PROBLEM TO SOLVE:
From the first line of the data below through the line holding "const FONT = 'DejaVu Sans';", output each line exactly and leave the pictures out.

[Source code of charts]

┄┄┄┄┄┄

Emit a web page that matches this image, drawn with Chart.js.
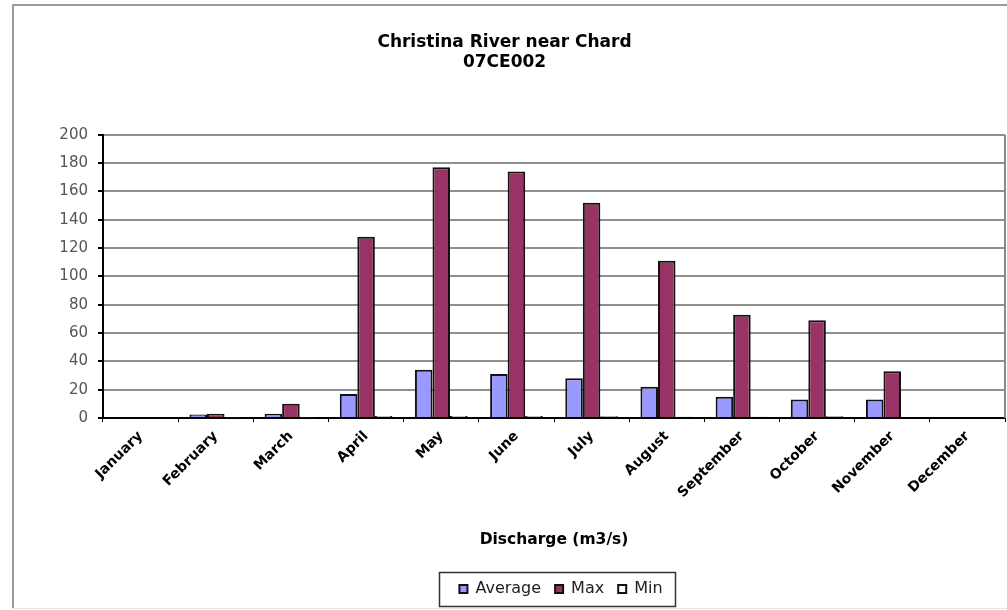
<!DOCTYPE html>
<html>
<head>
<meta charset="utf-8">
<title>Christina River near Chard - 07CE002</title>
<script src="https://cdn.jsdelivr.net/npm/chart.js@4.4.1/dist/chart.umd.min.js"></script>
<style>
  html, body { margin: 0; padding: 0; background: #ffffff; }
  #wrap { width: 1007px; height: 610px; position: relative; }
  canvas { display: block; }
</style>
</head>
<body>
<div id="wrap"><canvas id="flowChart" width="1007" height="610"></canvas></div>
<script>
// Monthly discharge statistics, Christina River near Chard (station 07CE002), m3/s
const months = ['January', 'February', 'March', 'April', 'May', 'June',
                'July', 'August', 'September', 'October', 'November', 'December'];
const averageFlow = [0, 2.5, 3, 17, 34, 31, 28, 22, 15, 13, 13, 0];
const maxFlow     = [0, 3, 10, 128, 177, 174, 152, 111, 73, 69, 33, 0];
const minFlow     = [0, 0.5, 0.5, 1.5, 1.5, 1.5, 1.2, 0.8, 0.8, 1.2, 0.6, 0];
const yMin = 0, yMax = 200, yStep = 20;
const chartTitle = ['Christina River near Chard', '07CE002'];
const axisTitle = 'Discharge (m3/s)';

const FONT = 'DejaVu Sans';

// Page frame, plot-area right edge and the box around the legend
const framePlugin = {
  id: 'frame',
  afterLayout(chart) {
    // centre the legend under the plot area, and the title on the page
    const area = chart.chartArea;
    if (chart.legend) {
      chart.legend.left = area.left + 14;
      chart.legend.right = area.right;
    }
    if (chart.titleBlock) {
      chart.titleBlock.left = 2;
      chart.titleBlock.right = 1007;
    }
  },
  beforeDraw(chart) {
    const ctx = chart.ctx;
    ctx.save();
    ctx.fillStyle = '#ffffff';
    ctx.fillRect(0, 0, chart.width, chart.height);
    ctx.strokeStyle = '#9a9a9a';
    ctx.lineWidth = 2;
    ctx.beginPath();
    ctx.moveTo(13, 608);
    ctx.lineTo(13, 5);
    ctx.lineTo(chart.width, 5);
    ctx.stroke();
    ctx.strokeStyle = '#e4e4e4';
    ctx.lineWidth = 1;
    ctx.beginPath();
    ctx.moveTo(13, 608.5);
    ctx.lineTo(chart.width, 608.5);
    ctx.stroke();
    ctx.restore();
  },
  beforeDatasetsDraw(chart) {
    const {ctx, chartArea} = chart;
    ctx.save();
    ctx.strokeStyle = '#8a8a8a';
    ctx.lineWidth = 2;
    ctx.beginPath();
    ctx.moveTo(chartArea.right, chartArea.top);
    ctx.lineTo(chartArea.right, chartArea.bottom);
    ctx.stroke();
    ctx.restore();
  },
  afterDraw(chart) {
    const legend = chart.legend;
    if (!legend || !legend.legendHitBoxes.length) return;
    const boxes = legend.legendHitBoxes;
    const first = boxes[0];
    const last = boxes[boxes.length - 1];
    const mid = first.top + first.height / 2;
    const ctx = chart.ctx;
    ctx.save();
    ctx.strokeStyle = '#333333';
    ctx.lineWidth = 1.5;
    const x0 = Math.round(first.left - 20) + 0.5;
    const x1 = Math.round(last.left + last.width + 12) + 0.5;
    const y0 = Math.round(mid - 17.5) + 0.5;
    const y1 = Math.round(mid + 17.5) - 0.5;
    ctx.strokeRect(x0, y0, x1 - x0, y1 - y0);
    ctx.restore();
  }
};

const barStyle = {
  borderColor: '#111111',
  borderWidth: 2,
  categoryPercentage: 0.7,
  barPercentage: 1.0
};

new Chart(document.getElementById('flowChart'), {
  type: 'bar',
  data: {
    labels: months,
    datasets: [
      Object.assign({ label: 'Average', data: averageFlow, backgroundColor: '#9999ff' }, barStyle),
      Object.assign({ label: 'Max', data: maxFlow, backgroundColor: '#993366' }, barStyle),
      Object.assign({ label: 'Min', data: minFlow, backgroundColor: '#ffffff' }, barStyle)
    ]
  },
  options: {
    responsive: false,
    animation: false,
    devicePixelRatio: 1,
    layout: { padding: { left: 13, right: 2, top: 0, bottom: 3 } },
    plugins: {
      title: {
        display: true,
        text: chartTitle,
        color: '#000000',
        font: { family: FONT, size: 17, weight: 'bold' },
        padding: { top: 32, bottom: 62 }
      },
      legend: {
        display: true,
        position: 'bottom',
        labels: {
          color: '#222222',
          font: { family: FONT, size: 16 },
          boxWidth: 8,
          boxHeight: 8,
          padding: 14
        }
      },
      tooltip: { enabled: false }
    },
    scales: {
      x: {
        offset: true,
        grid: {
          offset: true,
          drawOnChartArea: false,
          drawTicks: true,
          tickLength: 4,
          color: '#000000',
          tickColor: '#000000'
        },
        border: { color: '#000000', width: 2 },
        ticks: {
          color: '#000000',
          font: { family: FONT, size: 14, weight: 'bold' },
          maxRotation: 45,
          minRotation: 45,
          autoSkip: false,
          padding: 6
        },
        title: {
          display: true,
          text: axisTitle,
          color: '#000000',
          font: { family: FONT, size: 15.5, weight: 'bold' },
          padding: { top: 4, bottom: 18 }
        },
        afterFit(scale) { scale.height = 149; }
      },
      y: {
        min: yMin,
        max: yMax,
        grid: {
          color: '#8f8f8f',
          lineWidth: 2,
          drawTicks: true,
          tickLength: 5,
          tickColor: '#000000'
        },
        border: { color: '#000000', width: 2 },
        ticks: {
          stepSize: yStep,
          color: '#555555',
          font: { family: FONT, size: 15 },
          padding: 10
        },
        afterFit(scale) { scale.width = 90; }
      }
    }
  },
  plugins: [framePlugin]
});
</script>
</body>
</html>
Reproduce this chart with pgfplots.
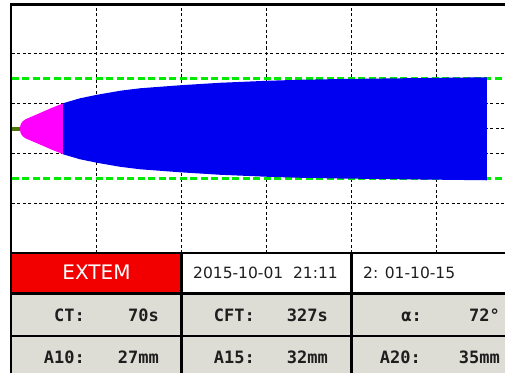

┄┄┄┄┄┄

WRITTEN SOLUTION:
Emit a web page that matches this image, drawn with Chart.js.
<!DOCTYPE html>
<html>
<head>
<meta charset="utf-8">
<title>Christina River near Chard - 07CE002</title>
<script src="https://cdn.jsdelivr.net/npm/chart.js@4.4.1/dist/chart.umd.min.js"></script>
<style>
  html, body { margin: 0; padding: 0; background: #ffffff; }
  #wrap { width: 1007px; height: 610px; position: relative; }
  canvas { display: block; }
</style>
</head>
<body>
<div id="wrap"><canvas id="flowChart" width="1007" height="610"></canvas></div>
<script>
// Monthly discharge statistics, Christina River near Chard (station 07CE002), m3/s
const months = ['January', 'February', 'March', 'April', 'May', 'June',
                'July', 'August', 'September', 'October', 'November', 'December'];
const averageFlow = [0, 2.5, 3, 17, 34, 31, 28, 22, 15, 13, 13, 0];
const maxFlow     = [0, 3, 10, 128, 177, 174, 152, 111, 73, 69, 33, 0];
const minFlow     = [0, 0.5, 0.5, 1.5, 1.5, 1.5, 1.2, 0.8, 0.8, 1.2, 0.6, 0];
const yMin = 0, yMax = 200, yStep = 20;
const chartTitle = ['Christina River near Chard', '07CE002'];
const axisTitle = 'Discharge (m3/s)';

const FONT = 'DejaVu Sans';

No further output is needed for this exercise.